Thursday, May 1, 2008

Another Builder Goes Belly Up

According to a story today in the Oregonian, the soft real estate market has claimed another victim, local builder Tony Marnella.

"Clackamas County homebuilder Tony Marnella and three of his companies filed for Chapter 11 bankruptcy earlier this month.

Landing Development LLC, 550 Investments LLC, Tony Marnella Inc. and Marnella collectively owe about $24 million, the bulk of it to two lenders -- Sterling Savings Bank and MW Housing Partners III LP, an affiliate of timber giant Weyerhaeuser."

""One of my biggest frustrations right now is the amount of FUD (Fear, Uncertainty and Doubt) being generated by the media about the state of the current real estate market and the local economy," Marnella said in a March 20 post.

"In my opinion, there is a lot of misinformation and a failure to acknowledge the positives about our local real estate market.""

Right, it's all the media's fault. It has nothing to do with people actually needing a real down payment, and being required to take out loans where you actually pay back some principle, not just some of the interest. And it also has nothing to do with an overpricced market that probably made him a lot of money over the past few years.

"It's true that the Portland area remains vigorous relative to the weakness in much of the rest of the country. But the market in the area has slowed, as Marnella's own numbers show.

Marnella's various companies brought in $4.3 million in revenue in 2006 and $1.1 million in 2007, according to the bankruptcy filing. So far in 2008, the companies have generated revenue of $10,000."

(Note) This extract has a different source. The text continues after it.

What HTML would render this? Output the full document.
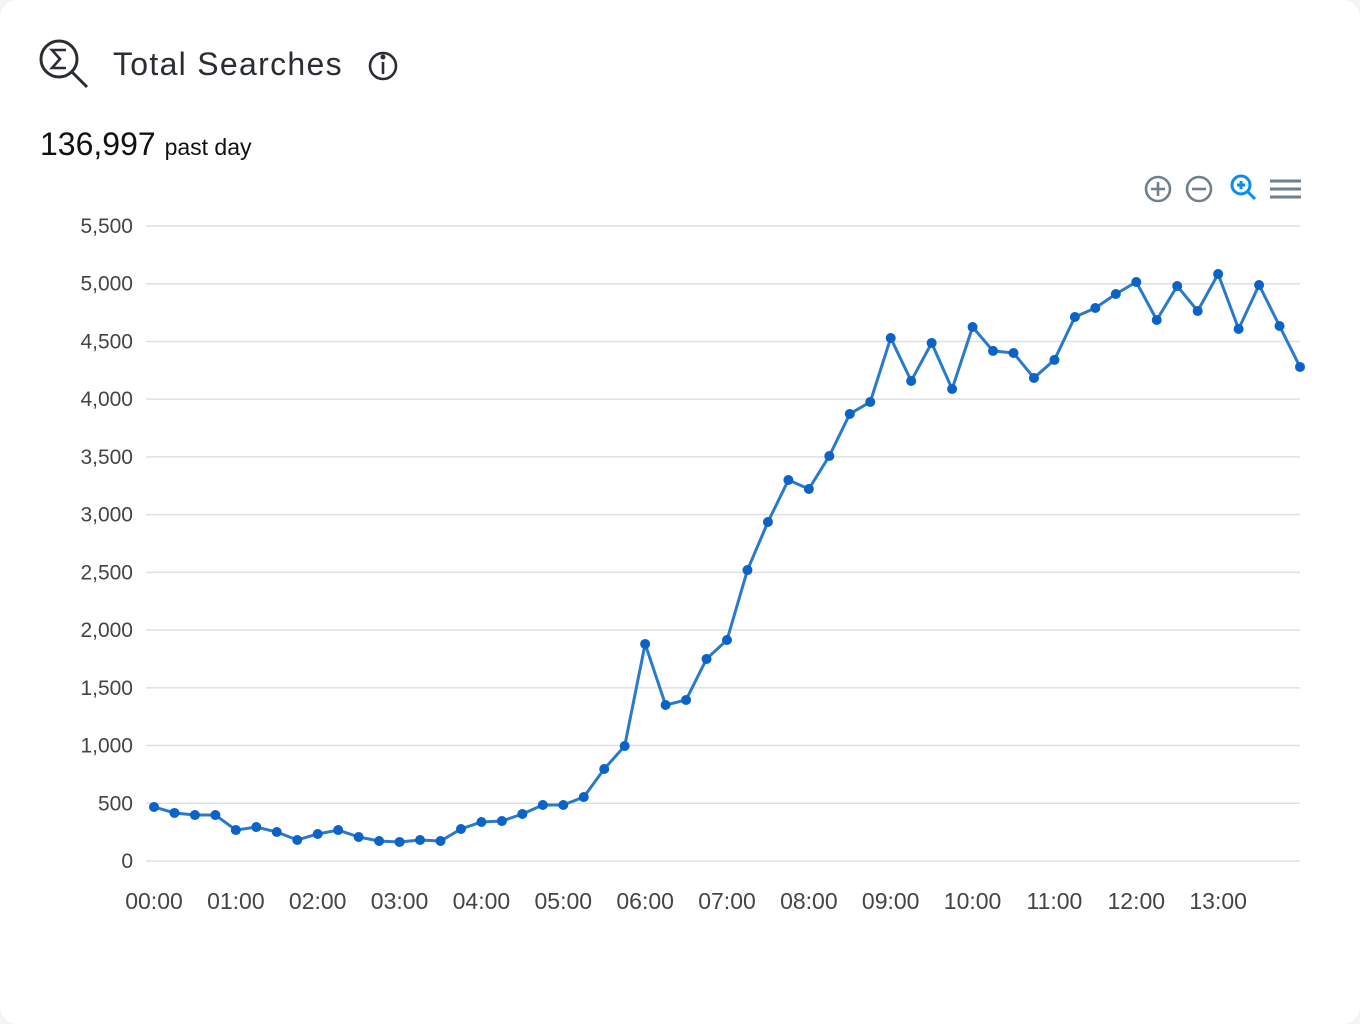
<!DOCTYPE html>
<html><head><meta charset="utf-8">
<style>
html,body{margin:0;padding:0;background:#f3f4f6;}
body{width:1360px;height:1024px;overflow:hidden;font-family:"Liberation Sans",sans-serif;}
#card{position:absolute;left:0;top:0;width:1360px;height:1024px;background:#fff;border-radius:18px;}
#title{position:absolute;left:113px;top:46px;font-size:32px;color:#2a2e33;letter-spacing:1.3px;}
#big{position:absolute;left:40px;top:126px;font-size:32px;color:#111;}
#big span{font-size:23px;}
svg{position:absolute;left:0;top:0;}
</style></head><body>
<div id="card">
<svg width="1360" height="1024">
 <g fill="none" stroke="#2a2e33" stroke-width="3">
  <circle cx="59" cy="59" r="18"/>
  <line x1="72" y1="72" x2="87" y2="87"/>
  <path d="M66 50 H52 L60 59 L52 68 H66" stroke-width="2.6"/>
 </g>
 <g fill="none" stroke="#2a2e33" stroke-width="2.6">
  <circle cx="383" cy="66" r="13"/>
  <line x1="383" y1="62" x2="383" y2="74"/>
  <circle cx="383" cy="57" r="1.2" fill="#2a2e33"/>
 </g>
</svg>
<div id="title">Total Searches</div>
<div id="big">136,997 <span>past day</span></div>
<svg id="chart" width="1360" height="1024"></svg>
</div>
<script>
const categories=[];
for(let i=0;i<57;i++){const h=Math.floor(i/4),m=(i%4)*15;categories.push(String(h).padStart(2,'0')+':'+String(m).padStart(2,'0'));}
const values=[468,416,398,398,268,294,251,182,234,268,208,173,165,182,173,277,338,346,407,485,485,554,797,996,1880,1351,1395,1750,1914,2520,2936,3300,3222,3508,3872,3976,4530,4158,4487,4088,4625,4418,4400,4184,4340,4712,4790,4911,5015,4686,4980,4764,5084,4608,4989,4634,4279];
const yTicks=[0,500,1000,1500,2000,2500,3000,3500,4000,4500,5000,5500];
const xTickLabels=['00:00','01:00','02:00','03:00','04:00','05:00','06:00','07:00','08:00','09:00','10:00','11:00','12:00','13:00'];
const NS='http://www.w3.org/2000/svg';
const svg=document.getElementById('chart');
const x=i=>154+i*(1300-154)/56;
const y=v=>861-v*(861-226)/5500;
function mk(t,a,p){const e=document.createElementNS(NS,t);for(const k in a)e.setAttribute(k,a[k]);(p||svg).appendChild(e);return e;}
yTicks.forEach(v=>{
 const l=mk('line',{x1:146,x2:1300,y1:y(v),y2:y(v),stroke:'#e0e0e0','stroke-width':1.5});
 
 
 const t=mk('text',{x:133,y:y(v)+7,'text-anchor':'end','font-size':21,fill:'#444','font-family':'Liberation Sans, sans-serif'});
 t.textContent=v.toLocaleString('en-US');
 
 
});
xTickLabels.forEach((s,k)=>{
 const t=mk('text',{x:x(k*4),y:909,'text-anchor':'middle','font-size':23,fill:'#444','font-family':'Liberation Sans, sans-serif'});
 t.textContent=s;
 
 
});
const path=mk('polyline',{points:values.map((v,i)=>x(i)+','+y(v)).join(' '),fill:'none',stroke:'#2979cc','stroke-width':3,'stroke-linejoin':'round'});


values.forEach((v,i)=>{
 const c=mk('circle',{cx:x(i),cy:y(v),r:5,fill:'#0b63c8'});
 
 
});
const tb=mk('g',{fill:'none','stroke-width':2.6});


const zi=mk('g',{stroke:'#6e7f8d'},tb);
mk('circle',{cx:1158,cy:189,r:12},zi);mk('path',{d:'M1151 189h14M1158 182v14'},zi);
const zo=mk('g',{stroke:'#6e7f8d'},tb);
mk('circle',{cx:1199,cy:189,r:12},zo);mk('path',{d:'M1192 189h14'},zo);
const zs=mk('g',{stroke:'#0a8cf0','stroke-width':3},tb);
mk('circle',{cx:1241,cy:185,r:9},zs);mk('path',{d:'M1247 191l8 8M1237 185h8M1241 181v8'},zs);
const mn=mk('g',{stroke:'#6e7f8d','stroke-width':3},tb);
mk('path',{d:'M1270 181h31M1270 189h31M1270 197h31'},mn);
</script>
</body></html>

Maybe you should have done something when your revenue dropped by 75% last year, and tricked to basically zero this year. But nope, you're committed to building more homes that people don't need and can't afford. Smart.

9 comments:

Anonymous said...

Is this the same guy?

http://portlandhousing.blogspot.com/2008/03/inside-mind-of-realtor.html

PDXOutsider said...

Yup, looks like the same guy. I like how he just started his blog over the last two months, I guess he has had a lot more time on his hands with no houses selling.

Tyler said...

yeah, you won't see me shedding too many tears for struggling builders. One less builder blighting the landscape with overly subdivided lots and ugly cookie cutter homes.

They build ugly junk because ugly junk is easy to build and they behave as though they are entitled so sales.

In my current search for a home I told my agent that I'm not interested in in anything built over the last ten years. Shoddy construction and woeful attention to aesthetics.

Anonymous said...

Tyler, I would be careful about that 10 year thing. I don't know if you have notice but there have been hundreds of buildings with tents over them while siding and windows were replace in the last 10 years. The huge number of lawsuits has resulted in builders being forced to learn and implement better building techniques. I wouldn't touch a house built after the codes required a tight insulated house and before builders learned how to make them not leak and grow mold (unless it is post-lawsuit and repair). Either get a drafty old house or one built in the last few years. Also, these days furnaces, water heaters, etc. last about 15-20 years, your aesthetic tastes might cost you dearly.

Tyler said...

thanks for the advice and fair warning. There is something to be said for modern building techniques. However, the town houses that I live in that were built only 3 years ago are falling apart. The builder is being sued and as a result my neighbors aren't able to sell their homes since nobody will finance a buyer until suit is resolved. I'm glad i only rent. Down the road another builder of townhomes just lost a law suit, across the street another builder is being sued for failing to properly shore up the embankment upon which the homes were built. I'll take old an drafty over built in 3 weeks as cheaply as possible any day.

WillJongIll said...

"In my opinion, there is a lot of misinformation and a failure to acknowledge the positives about our local real estate market."

I've heard this before. We've allegedly got the same problem in Iraq. If only the media would report that we were winning, we'd be winning.

PS: That's the same reason we lost Vietnam.

Anonymous said...

why are these builders allowed to keep building?

aren't they ruining it for everyone?

bearlee said...

willjongill, so why did we lose Korea? The media didn't even touch that war.

Anonymous said...

If you were selling your house, would you use the RMV in your tax record to determine its value? Remember buyers, someday you will be a seller. Will you be satisfied with what the tax records say your house is worth when your neighbor’s homes are selling for more? I've sold real estate in NY and OR - tax record "RMV" is always lower than actual selling price or appraised value.

The examples you cited where sales prices were lower could be short sales, foreclosures, houses that were fixers… there could all kinds of explanations. You can’t infer that these sellers were willing to sell for less than RMV. Also, some sellers may choose to sell their home below market value to a family member or friend!